Please quote the material exactly, every line of it.

==== SUPPLIED DATA ====

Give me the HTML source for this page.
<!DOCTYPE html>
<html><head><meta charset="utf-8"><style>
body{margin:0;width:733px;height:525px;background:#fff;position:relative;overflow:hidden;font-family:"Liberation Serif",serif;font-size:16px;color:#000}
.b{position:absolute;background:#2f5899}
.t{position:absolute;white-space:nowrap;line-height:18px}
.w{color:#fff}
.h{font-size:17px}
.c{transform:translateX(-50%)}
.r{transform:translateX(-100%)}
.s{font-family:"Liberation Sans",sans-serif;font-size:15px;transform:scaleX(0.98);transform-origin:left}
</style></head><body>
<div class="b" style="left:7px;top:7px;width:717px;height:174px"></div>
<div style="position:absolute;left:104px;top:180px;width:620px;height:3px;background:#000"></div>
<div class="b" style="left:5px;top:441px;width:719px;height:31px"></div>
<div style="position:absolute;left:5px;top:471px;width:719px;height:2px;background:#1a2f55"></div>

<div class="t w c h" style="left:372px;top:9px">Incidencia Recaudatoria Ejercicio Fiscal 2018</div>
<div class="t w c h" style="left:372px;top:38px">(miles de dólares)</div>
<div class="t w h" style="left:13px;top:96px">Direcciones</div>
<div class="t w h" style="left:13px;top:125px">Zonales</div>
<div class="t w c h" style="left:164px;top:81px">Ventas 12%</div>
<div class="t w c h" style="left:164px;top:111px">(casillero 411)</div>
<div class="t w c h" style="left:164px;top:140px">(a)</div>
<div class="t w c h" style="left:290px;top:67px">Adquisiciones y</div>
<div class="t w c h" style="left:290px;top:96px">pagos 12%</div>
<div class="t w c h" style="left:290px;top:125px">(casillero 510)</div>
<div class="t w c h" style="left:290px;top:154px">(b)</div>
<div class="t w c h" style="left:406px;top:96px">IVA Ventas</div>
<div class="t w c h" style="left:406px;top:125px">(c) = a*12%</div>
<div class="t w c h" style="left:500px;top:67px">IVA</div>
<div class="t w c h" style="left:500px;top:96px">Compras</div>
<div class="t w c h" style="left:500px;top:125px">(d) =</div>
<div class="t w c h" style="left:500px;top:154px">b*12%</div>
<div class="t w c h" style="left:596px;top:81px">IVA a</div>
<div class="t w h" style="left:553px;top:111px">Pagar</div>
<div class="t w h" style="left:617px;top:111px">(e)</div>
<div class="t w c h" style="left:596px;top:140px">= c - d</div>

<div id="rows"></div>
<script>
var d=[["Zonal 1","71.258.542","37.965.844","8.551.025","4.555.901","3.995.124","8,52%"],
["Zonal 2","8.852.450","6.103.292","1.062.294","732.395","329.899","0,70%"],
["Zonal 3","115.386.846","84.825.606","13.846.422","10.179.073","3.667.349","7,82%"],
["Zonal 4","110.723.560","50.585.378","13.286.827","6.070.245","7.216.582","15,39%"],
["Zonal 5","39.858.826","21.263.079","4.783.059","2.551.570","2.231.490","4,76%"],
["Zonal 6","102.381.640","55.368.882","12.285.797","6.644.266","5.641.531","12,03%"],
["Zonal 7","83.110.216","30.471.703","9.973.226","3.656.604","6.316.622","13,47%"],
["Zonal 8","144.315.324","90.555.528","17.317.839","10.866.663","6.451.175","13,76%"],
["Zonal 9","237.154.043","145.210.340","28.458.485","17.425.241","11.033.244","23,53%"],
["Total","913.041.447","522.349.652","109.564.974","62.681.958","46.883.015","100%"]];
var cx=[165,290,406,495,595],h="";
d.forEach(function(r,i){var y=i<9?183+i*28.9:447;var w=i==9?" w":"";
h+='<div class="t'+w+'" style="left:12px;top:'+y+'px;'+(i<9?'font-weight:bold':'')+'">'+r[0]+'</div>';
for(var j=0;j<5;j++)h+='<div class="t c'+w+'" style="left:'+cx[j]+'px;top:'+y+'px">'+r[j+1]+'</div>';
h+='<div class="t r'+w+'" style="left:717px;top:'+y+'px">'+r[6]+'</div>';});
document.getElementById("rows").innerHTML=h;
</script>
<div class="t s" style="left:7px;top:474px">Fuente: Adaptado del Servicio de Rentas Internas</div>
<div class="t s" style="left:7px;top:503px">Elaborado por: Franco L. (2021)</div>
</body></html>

====

ANSWER TO THIS TASK:
Give me the HTML source for this page.
<!DOCTYPE html>
<html><head><meta charset="utf-8"><style>
body{margin:0;width:733px;height:525px;background:#fff;position:relative;overflow:hidden;font-family:"Liberation Serif",serif;font-size:16px;color:#000}
.b{position:absolute;background:#2f5899}
.t{position:absolute;white-space:nowrap;line-height:18px}
.w{color:#fff}
.h{font-size:17px}
.c{transform:translateX(-50%)}
.r{transform:translateX(-100%)}
.s{font-family:"Liberation Sans",sans-serif;font-size:15px;transform:scaleX(0.98);transform-origin:left}
</style></head><body>
<div class="b" style="left:7px;top:7px;width:717px;height:174px"></div>
<div style="position:absolute;left:104px;top:180px;width:620px;height:3px;background:#000"></div>
<div class="b" style="left:5px;top:441px;width:719px;height:31px"></div>
<div style="position:absolute;left:5px;top:471px;width:719px;height:2px;background:#1a2f55"></div>

<div class="t w c h" style="left:372px;top:9px">Incidencia Recaudatoria Ejercicio Fiscal 2018</div>
<div class="t w c h" style="left:372px;top:38px">(miles de dólares)</div>
<div class="t w h" style="left:13px;top:96px">Direcciones</div>
<div class="t w h" style="left:13px;top:125px">Zonales</div>
<div class="t w c h" style="left:164px;top:81px">Ventas 12%</div>
<div class="t w c h" style="left:164px;top:111px">(casillero 411)</div>
<div class="t w c h" style="left:164px;top:140px">(a)</div>
<div class="t w c h" style="left:290px;top:67px">Adquisiciones y</div>
<div class="t w c h" style="left:290px;top:96px">pagos 12%</div>
<div class="t w c h" style="left:290px;top:125px">(casillero 510)</div>
<div class="t w c h" style="left:290px;top:154px">(b)</div>
<div class="t w c h" style="left:406px;top:96px">IVA Ventas</div>
<div class="t w c h" style="left:406px;top:125px">(c) = a*12%</div>
<div class="t w c h" style="left:500px;top:67px">IVA</div>
<div class="t w c h" style="left:500px;top:96px">Compras</div>
<div class="t w c h" style="left:500px;top:125px">(d) =</div>
<div class="t w c h" style="left:500px;top:154px">b*12%</div>
<div class="t w c h" style="left:596px;top:81px">IVA a</div>
<div class="t w h" style="left:553px;top:111px">Pagar</div>
<div class="t w h" style="left:617px;top:111px">(e)</div>
<div class="t w c h" style="left:596px;top:140px">= c - d</div>

<div id="rows"></div>
<script>
var d=[["Zonal 1","71.258.542","37.965.844","8.551.025","4.555.901","3.995.124","8,52%"],
["Zonal 2","8.852.450","6.103.292","1.062.294","732.395","329.899","0,70%"],
["Zonal 3","115.386.846","84.825.606","13.846.422","10.179.073","3.667.349","7,82%"],
["Zonal 4","110.723.560","50.585.378","13.286.827","6.070.245","7.216.582","15,39%"],
["Zonal 5","39.858.826","21.263.079","4.783.059","2.551.570","2.231.490","4,76%"],
["Zonal 6","102.381.640","55.368.882","12.285.797","6.644.266","5.641.531","12,03%"],
["Zonal 7","83.110.216","30.471.703","9.973.226","3.656.604","6.316.622","13,47%"],
["Zonal 8","144.315.324","90.555.528","17.317.839","10.866.663","6.451.175","13,76%"],
["Zonal 9","237.154.043","145.210.340","28.458.485","17.425.241","11.033.244","23,53%"],
["Total","913.041.447","522.349.652","109.564.974","62.681.958","46.883.015","100%"]];
var cx=[165,290,406,495,595],h="";
d.forEach(function(r,i){var y=i<9?183+i*28.9:447;var w=i==9?" w":"";
h+='<div class="t'+w+'" style="left:12px;top:'+y+'px;'+(i<9?'font-weight:bold':'')+'">'+r[0]+'</div>';
for(var j=0;j<5;j++)h+='<div class="t c'+w+'" style="left:'+cx[j]+'px;top:'+y+'px">'+r[j+1]+'</div>';
h+='<div class="t r'+w+'" style="left:717px;top:'+y+'px">'+r[6]+'</div>';});
document.getElementById("rows").innerHTML=h;
</script>
<div class="t s" style="left:7px;top:474px">Fuente: Adaptado del Servicio de Rentas Internas</div>
<div class="t s" style="left:7px;top:503px">Elaborado por: Franco L. (2021)</div>
</body></html>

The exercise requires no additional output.